Note: First Looks give previews of new drinks and menus we're curious about. Since they are arranged photo shoots and interviews with bars and restaurants, we do not make critical evaluations or recommendations.
Chef Paul Canales' new Oakland restaurant/music venue/cafe/wine shop has a striking location across the street from the gorgeous Fox Theater—but the interior of the space is just as striking, high-ceilinged and crisscrossed with industrial beams, layered with murals created by local artists. There will be live music in the mezzanine—this week they'll be featuring the Nels Cline Singers—but our focus, as usual, was to check out the drinks.
Duende's head bartender Troy Bayless walked us through each one—the list takes advantage of the restaurant's extensive sherry selection, though not every cocktail is a sherry drink.
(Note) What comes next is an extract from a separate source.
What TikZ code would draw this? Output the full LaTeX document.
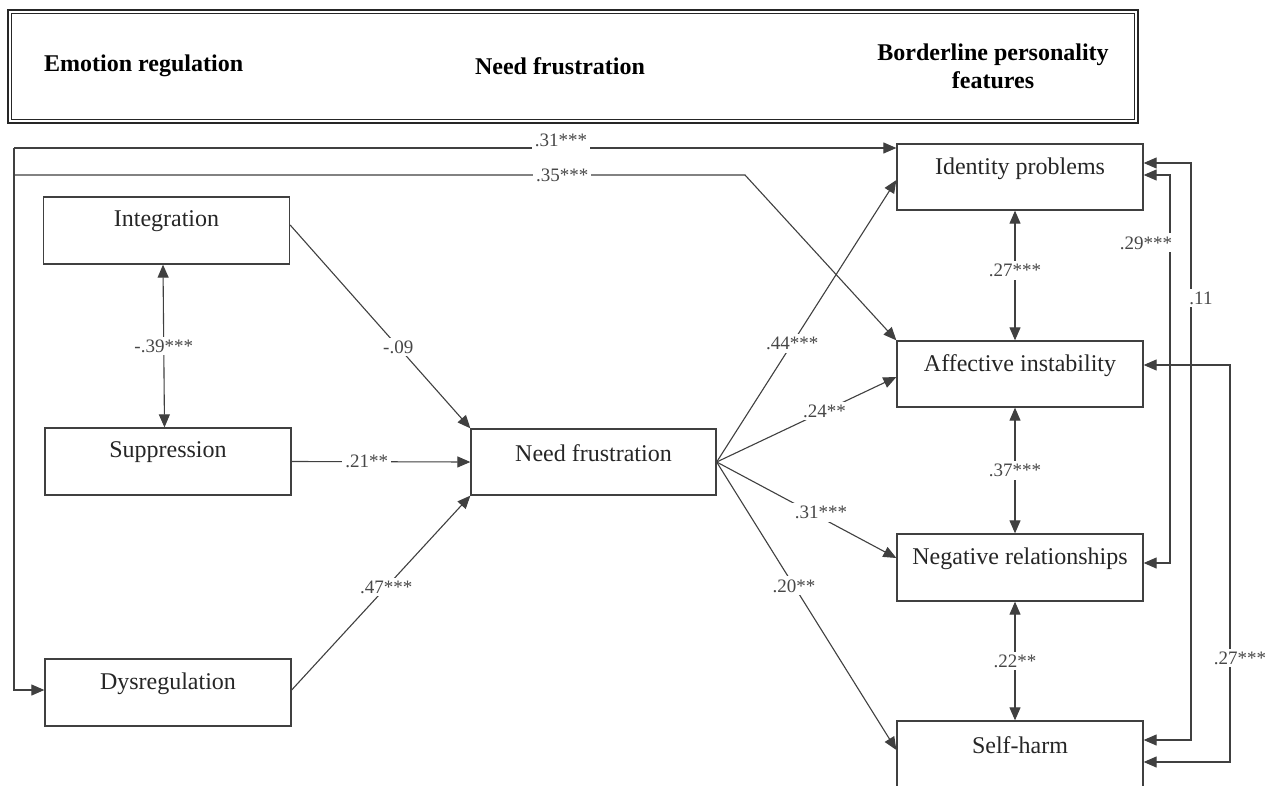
\documentclass[tikz,border=0pt]{standalone}
\usepackage{fontspec}
\setmainfont{Liberation Serif}
\usetikzlibrary{arrows.meta,calc}
\begin{document}
\begin{tikzpicture}[x=1pt,y=-1pt,
  box/.style={draw=black!75, line width=1.3pt, minimum width=246pt, minimum height=67pt, inner sep=0pt},
  txt/.style={font=\fontsize{24}{26}\selectfont, text=black!85, inner sep=0pt},
  hdr/.style={font=\bfseries\fontsize{24}{28}\selectfont, align=center, inner sep=0pt},
  coef/.style={font=\fontsize{19}{20}\selectfont, text=black!72, fill=white, inner sep=3pt},
  con/.style={draw=black!75, line width=1.1pt},
  arr/.style={con, -{Triangle[length=13pt,width=11pt]}},
  bi/.style={con, {Triangle[length=13pt,width=11pt]}-{Triangle[length=13pt,width=11pt]}}
]
\clip (0,0) rectangle (1273,786);
\fill[white] (0,0) rectangle (1273,786);

% header
\draw[line width=2pt, black!85] (8,10) rectangle (1138,123);
\draw[line width=0.8pt, black!85] (11.5,13.5) rectangle (1134.5,119.5);
\node[hdr, anchor=west] (h1) at (44,66) {Emotion regulation};
\node[hdr] (h2) at (560,66) {Need frustration};
\node[hdr] (h3) at (993,66) {Borderline personality\\features};

% boxes
\node[box] (int) at (166.5,230.5) {};
\node[txt] (intT) at ([yshift=-25pt]int.north) {Integration};
\node[box] (sup) at (168,461.5) {};
\node[txt] (supT) at ([yshift=-25pt]sup.north) {Suppression};
\node[box] (dys) at (168,692.5) {};
\node[txt] (dysT) at ([yshift=-25pt]dys.north) {Dysregulation};
\node[box, minimum width=245pt, minimum height=66pt] (nf) at (593.5,462) {};
\node[txt] (nfT) at ([yshift=-25pt]nf.north) {Need frustration};
\node[box, minimum height=66pt] (id) at (1020,177) {};
\node[txt] (idT) at ([yshift=-25pt]id.north) {Identity problems};
\node[box, minimum height=66pt] (aff) at (1020,374) {};
\node[txt] (affT) at ([yshift=-25pt]aff.north) {Affective instability};
\node[box] (neg) at (1020,567.5) {};
\node[txt] (negT) at ([yshift=-25pt]neg.north) {Negative relationships};
\node[box] (sh) at (1020,754.5) {};
\node[txt] (shT) at ([yshift=-25pt]sh.north) {Self-harm};

% left part
\draw[bi] ([xshift=-3.5pt]int.south) -- node[coef]{-.39***} ([xshift=-3.5pt]sup.north);
\draw[arr] ([yshift=5.5pt]int.east) -- node[coef,pos=0.6]{-.09} (nf.north west);
\draw[arr] (sup.east) -- node[coef,pos=0.42]{.21**} (nf.west);
\draw[arr] ([yshift=2.5pt]dys.east) -- node[coef,pos=0.53]{.47***} (nf.south west);

% fan
\draw[arr] (nf.east) -- node[coef,pos=0.42]{.44***} ([yshift=-3pt]id.west);
\draw[arr] (nf.east) -- node[coef,pos=0.6]{.24**} ([yshift=-3pt]aff.west);
\draw[arr] (nf.east) -- node[coef,pos=0.58,yshift=5pt]{.31***} ([yshift=9.5pt]neg.west);
\draw[arr] (nf.east) -- node[coef,pos=0.43]{.20**} ([yshift=4.5pt]sh.west);

% top lines
\coordinate (tl1) at (14,148);
\coordinate (tl2) at (14,175);
\coordinate (bend) at (745,175);
\draw[arr] (tl1) -- node[coef,pos=0.62,yshift=8pt]{.31***} (tl1 -| id.west);
\draw[arr] (tl2) -- node[coef,pos=0.75]{.35***} (bend) -- (aff.north west);
\draw[arr] (tl1) |- ([yshift=2.5pt]dys.west);

% right vertical correlations
\draw[bi] ([xshift=-5pt]id.south) -- node[coef,pos=0.46]{.27***} ([xshift=-5pt]aff.north);
\draw[bi] ([xshift=-5pt]aff.south) -- node[coef]{.37***} ([xshift=-5pt]neg.north);
\draw[bi] ([xshift=-5pt]neg.south) -- node[coef]{.22**} ([xshift=-5pt]sh.north);

% right side loops
\coordinate (c11) at (1191,0);
\coordinate (c29) at (1170,0);
\coordinate (c27) at (1230,0);
\draw[bi] ([yshift=14pt]id.east) -- ([yshift=14pt]id.east -| c11) -- node[coef,pos=0.234,xshift=10pt]{.11} ([yshift=14.5pt]sh.east -| c11) -- ([yshift=14.5pt]sh.east);
\draw[bi] ([yshift=2pt]id.east) -- ([yshift=2pt]id.east -| c29) -- node[coef,pos=0.175,xshift=-24pt]{.29***} ([yshift=4.5pt]neg.east -| c29) -- ([yshift=4.5pt]neg.east);
\draw[bi] ([yshift=9pt]aff.east) -- ([yshift=9pt]aff.east -| c27) -- node[coef,pos=0.738,xshift=10pt]{.27***} ([yshift=-7.5pt]sh.east -| c27) -- ([yshift=-7.5pt]sh.east);
\end{tikzpicture}
\end{document}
Bayless reminded us that sherry cocktails aren't some new trend—instead, they're a nod toward classicism. "With sherry, we're harkening back to traditional 19th century cocktails and punches." (In addition to the cocktail list, there's large-format punch on the way, promises Bayless.)
He's eager to feature distinctive spirits and mixers—local Sutton Cellars vermouth and nocino, bacanora and artisanal mezcal from Mexico, as well as a range of sherries. There's a tart calvados sour made with local hard cider and flavored with sage syrup. The sage was foraged up in Point Reyes, but Bayless doesn't boast about it on the menu. "I don't want to be heavy handed about this stuff. Many of these things, they're just traditional, just how cocktails were made in the past."